The Opt-Out Movement: Analyzing the Underlying Factors Influencing Students’ Decision to Skip New York State Tests

Appendix to report

Data collection and cleaning

library(tidyverse)
library(janitor)
library(dplyr)
library(readxl)

G3_8_ELA_REFUSALS <- read_excel(
  "data/3-8-ELA-MATH-REFUSALS (1).xlsx", 
    sheet = "ELA", skip = 1) |>
  rename(total_count_all = TOTAL_COUNT...5) |>
  rename(pct_refused_all = "%_REFUSED...6") |>
  rename(total_count_ELL = TOTAL_COUNT...7) |>
  rename(pct_refused_ELL = "%_REFUSED...8") |>
  rename(total_count_SWD = TOTAL_COUNT...9) |>
  rename(pct_refused_SWD = "%_REFUSED...10") |>
  rename(total_count_ED = TOTAL_COUNT...11) |>
  rename(pct_refused_ED = "%_REFUSED...12") |>
  rename(school_ID = INSTITUTION_ID) |>
  rename(entity_CD = ENTITY_CD) |>
  rename(district_name = ENTITY_NAME) |>
  rename(subject = SUBJECT)
  G3_8_ELA_REFUSALS[is.na(G3_8_ELA_REFUSALS)] <- 0
  
G3_8_MATH_REFUSALS <- read_excel(
  "data/3-8-ELA-MATH-REFUSALS (1).xlsx", 
    sheet = "MATH", skip = 1) |>
  rename(total_count_all = TOTAL_COUNT...5) |>
  rename(pct_refused_all = "%_REFUSED...6") |>
  rename(total_count_ELL = TOTAL_COUNT...7) |>
  rename(pct_refused_ELL = "%_REFUSED...8") |>
  rename(total_count_SWD = TOTAL_COUNT...9) |>
  rename(pct_refused_SWD = "%_REFUSED...10") |>
  rename(total_count_ED = TOTAL_COUNT...11) |>
  rename(pct_refused_ED = "%_REFUSED...12") |>
  rename(school_ID = INSTITUTION_ID) |>
  rename(entity_CD = ENTITY_CD) |>
  rename(district_name = ENTITY_NAME) |>
  rename(subject = SUBJECT)
  G3_8_MATH_REFUSALS[is.na(G3_8_MATH_REFUSALS)] <- 0

#output of the dataset written as a .csv file
write_csv(G3_8_ELA_REFUSALS, file = "data/ELA-refusals.csv")
write_csv(G3_8_MATH_REFUSALS, file = "data/Math-refusals.csv")

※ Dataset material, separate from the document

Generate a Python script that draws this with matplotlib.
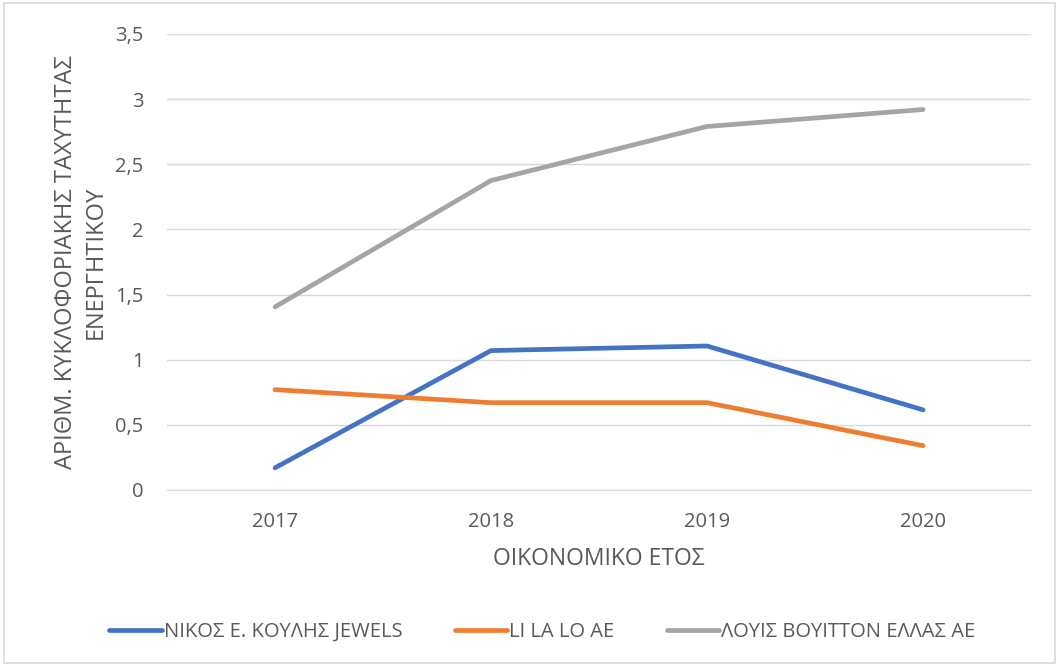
import matplotlib
matplotlib.use("Agg")
import matplotlib.pyplot as plt
from matplotlib.patches import Rectangle

years = ["2017", "2018", "2019", "2020"]
koulis = [0.17, 1.07, 1.105, 0.615]
lilalo = [0.77, 0.67, 0.67, 0.34]
vuitton = [1.405, 2.375, 2.79, 2.92]
series_names = ["ΝΙΚΟΣ Ε. ΚΟΥΛΗΣ JEWELS", "LI LA LO AE", "ΛΟΥΙΣ ΒΟΥΙΤΤΟΝ ΕΛΛΑΣ ΑΕ"]
colors = ["#4472C4", "#ED7D31", "#A5A5A5"]
yticks = [0, 0.5, 1, 1.5, 2, 2.5, 3, 3.5]
ytick_labels = ["0", "0,5", "1", "1,5", "2", "2,5", "3", "3,5"]

plt.rcParams['font.family'] = ['Open Sans', 'DejaVu Sans']
text_color = "#595959"

fig = plt.figure(figsize=(10.59, 6.66), dpi=100)
fig.patches.append(Rectangle((0.004, 0.004), 0.992, 0.992, transform=fig.transFigure,
                             fill=False, edgecolor="#D9D9D9", linewidth=1.2))
ax = fig.add_axes([0.1577, 0.2643, 0.8159, 0.6847])

x = list(range(len(years)))
for vals, name, c in zip([koulis, lilalo, vuitton], series_names, colors):
    ax.plot(x, vals, color=c, linewidth=3.4, solid_capstyle="round", label=name)

ax.set_xlim(-0.5, len(years) - 0.5)
ax.set_ylim(0, 3.5)
ax.set_yticks(yticks)
ax.set_yticklabels(ytick_labels)
ax.set_xticks(x)
ax.set_xticklabels(years)
ax.grid(axis="y", color="#D9D9D9", linewidth=1)
ax.set_axisbelow(True)
for s in ["top", "right", "left"]:
    ax.spines[s].set_visible(False)
ax.spines["bottom"].set_color("#D9D9D9")
ax.tick_params(axis="both", length=0, labelsize=14.5, colors=text_color)
ax.tick_params(axis="y", pad=17)
ax.tick_params(axis="x", pad=16)

ax.set_xlabel("ΟΙΚΟΝΟΜΙΚΟ ΕΤΟΣ", fontsize=16.5, color=text_color, labelpad=11)
ax.set_ylabel("ΑΡΙΘΜ. ΚΥΚΛΟΦΟΡΙΑΚΗΣ ΤΑΧΥΤΗΤΑΣ\nΕΝΕΡΓΗΤΙΚΟΥ", fontsize=17,
              color=text_color, labelpad=5, linespacing=1.35)

leg = fig.legend(loc="center", bbox_to_anchor=(0.512, 0.051), ncol=3, frameon=False,
                 fontsize=14.5, handlelength=2.6, handletextpad=0.1, columnspacing=2.6,
                 labelcolor=text_color)

fig.savefig("out.png", dpi=100)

We first downloaded the data file from https://data.nysed.gov/downloads.php and selected the Districts, Charters Grades 3-8 ELA and Math Refusals dataset from the 2021-2022 academic year. Once this Excel file was downloaded, it was imported into R using the read_excel() function from the readxl package. We first worked with the ELA data which was on the ELA page of the Excel sheet. We selected the sheet and skipped the first row since it did not contain column names (column names were on the second row) nor any data. We named this data G3_8_ELA_REFUSALS. After that, we renamed the column names to the sections that they corresponded to on the Excel sheet. We relabeled columns 5 and 6 to their corresponding values on the Excel sheet: all students (denoted as “all” on the new, edited sheet). We then wanted to make sure our data analysis and visualizations included all of the observations, so we made sure to change the NA values to 0; this way they are included in calculations. We performed the same steps with the other sections, changing the names of columns 7 and 8 to reflect their values on the Excel sheet (English Language Learners, denoted as ELL), columns 9 and 10 to reflect their values (Students with Disabilities, denoted as SWD), and columns 11 and 12 to reflect their values (Economically Disadvantaged students, denoted as ED). Finally, we made the other variables more intuitive to us, making the variable names lower case, and renaming INSTITUTION_ID to school_ID, and ENTITY_NAME to district_name. These steps were then repeated with the Math opt-out data, and the data was named G3_8_MATH_REFUSALS. Finally, this data was all written as two .csv files using the write_csv() function, one which contained ELA data, and the other which contained Math data. They are named ELA_Refusals and Math_Refusals respectively. We stored these csv files in the data folder in the project repository.